Countries must also ensure that businesses playing a major role in food waste prevention and generation make safe, unsold food available for donation. This provision was added at Parliament’s insistence to strengthen redistribution efforts.
In a parallel move, the law extends producer responsibility to the textile sector. Manufacturers placing textiles on the EU market will be obliged to finance the collection, sorting and recycling of products such as clothing, footwear, hats, bedding, and curtains.
New Extended Producer Responsibility (EPR) schemes will need to be operational in each member state within 30 months of the directive’s entry into force. Online sellers and non-EU firms will also fall within scope, while micro-enterprises will be granted an additional year to comply.
Member states may also apply the schemes to mattress producers and are encouraged to take fast-fashion and ultra-fast-fashion practices into account when determining financial contributions.
The law was deemed adopted following Parliament’s second reading, with the Council having already endorsed the position earlier this summer. It will now be formally signed by the co-legislators and published in the EU’s Official Journal. Member states will then have 20 months to transpose the rules into national legislation.

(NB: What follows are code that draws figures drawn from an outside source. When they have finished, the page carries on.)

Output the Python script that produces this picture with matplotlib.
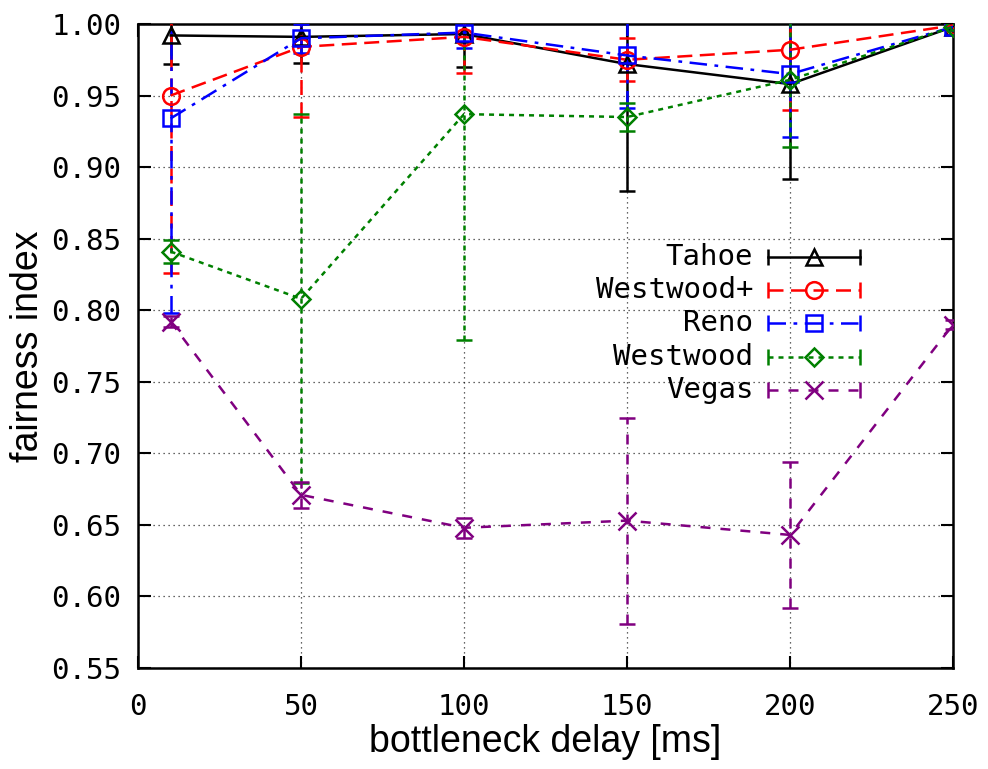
import matplotlib
matplotlib.use("Agg")
import matplotlib.pyplot as plt

# bottleneck delay [ms]
delays = [10, 50, 100, 150, 200, 250]

names = ["Tahoe", "Westwood+", "Reno", "Westwood", "Vegas"]

tahoe = [0.992, 0.991, 0.993, 0.972, 0.958, 0.998]
tahoe_err = [0.020, 0.018, 0.023, 0.089, 0.066, 0.002]

westwood_plus = [0.950, 0.984, 0.991, 0.975, 0.982, 0.999]
westwood_plus_err = [0.124, 0.049, 0.025, 0.015, 0.042, 0.002]

reno = [0.934, 0.990, 0.994, 0.978, 0.965, 0.998]
reno_err = [0.136, 0.010, 0.011, 0.037, 0.044, 0.002]

westwood = [0.841, 0.808, 0.937, 0.935, 0.961, 0.998]
westwood_err = [0.008, 0.129, 0.158, 0.010, 0.047, 0.002]

vegas = [0.792, 0.671, 0.648, 0.653, 0.643, 0.790]
vegas_err = [0.004, 0.009, 0.007, 0.072, 0.051, 0.003]

values = [tahoe, westwood_plus, reno, westwood, vegas]
errors = [tahoe_err, westwood_plus_err, reno_err, westwood_err, vegas_err]

colors = ["black", "#ff0000", "#0000ff", "#008000", "#800080"]
markers = ["^", "o", "s", "D", "x"]
msizes = [12, 12, 12, 9, 13]
dashes = [None, (6, 3), (7, 3, 1.5, 3), (2, 2), (4, 4)]

mono = "DejaVu Sans Mono"
sans = "Liberation Sans"

fig = plt.figure(figsize=(9.88, 7.69), dpi=100)
ax = fig.add_axes([0.1397, 0.1313, 0.8249, 0.8375])

lw = 1.8
for name, y, e, c, m, ms, d in zip(names, values, errors, colors, markers, msizes, dashes):
    line, caps, bars = ax.errorbar(delays, y, yerr=e, color=c, lw=lw, marker=m, ms=ms,
                                   mfc="none", mec=c, mew=1.8, capsize=6, capthick=1.8,
                                   elinewidth=lw, zorder=3)
    if d is not None:
        line.set_dashes(d)
        bars[0].set_linestyle((0, d))

ax.set_xlim(0, 250)
ax.set_ylim(0.55, 1.00)
ax.set_xticks([0, 50, 100, 150, 200, 250])
ax.set_yticks([0.55, 0.60, 0.65, 0.70, 0.75, 0.80, 0.85, 0.90, 0.95, 1.00])
ax.yaxis.set_major_formatter(matplotlib.ticker.FormatStrFormatter("%.2f"))
ax.grid(True, color="black", linestyle=(0, (1, 3)), linewidth=0.9, alpha=0.8)
ax.set_axisbelow(True)
ax.tick_params(direction="in", length=9, width=1.5, top=True, right=True, labelsize=21)
ax.tick_params(axis="x", pad=18)
ax.tick_params(axis="y", pad=12)
for lab in ax.get_xticklabels() + ax.get_yticklabels():
    lab.set_family(mono)
for s in ax.spines.values():
    s.set_linewidth(1.8)

ax.set_xlabel("bottleneck delay [ms]", fontsize=27, family=sans, labelpad=2)
ax.set_ylabel("fairness index", fontsize=27, family=sans, labelpad=4)

# gnuplot style key: text right-aligned, sample line with caps
rows = [0.638, 0.587, 0.536, 0.483, 0.432]
for name, c, m, ms, d, ry in zip(names, colors, markers, msizes, dashes, rows):
    ax.text(0.755, ry, name, transform=ax.transAxes, ha="right", va="center",
            fontsize=21, family=mono, zorder=5)
    seg, = ax.plot([0.773, 0.886], [ry, ry], transform=ax.transAxes, color=c, lw=lw, zorder=5)
    if d is not None:
        seg.set_dashes(d)
    ax.plot([0.829], [ry], transform=ax.transAxes, marker=m, ms=ms, mfc="none", mec=c,
            mew=1.8, zorder=5)
    ax.plot([0.773, 0.886], [ry, ry], transform=ax.transAxes, ls="none", marker="|",
            ms=12, mew=1.8, color=c, zorder=5)

fig.savefig("out.png", dpi=100)
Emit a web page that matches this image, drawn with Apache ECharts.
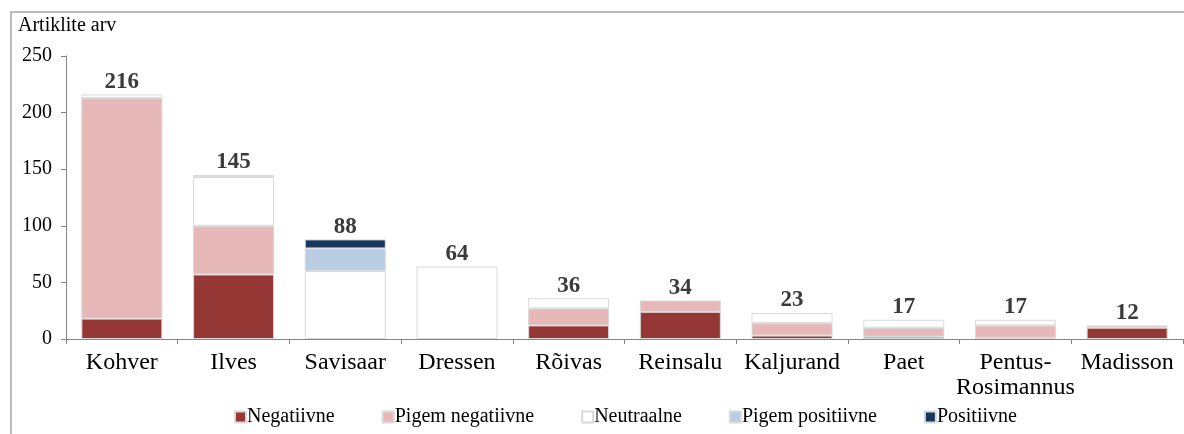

The Commission first proposed revising the EU’s waste rules in July 2023 to address mounting food and textile waste. The EU generates nearly 60 million tonnes of food waste each year – an average of 132 kilograms per person – and 12.6 million tonnes of textile waste, of which clothing and footwear account for 5.2 million tonnes. Globally, less than 1% of textiles are recycled into new products.
The reforms seek to cut this waste burden and push producers and consumers alike towards a more sustainable model of consumption.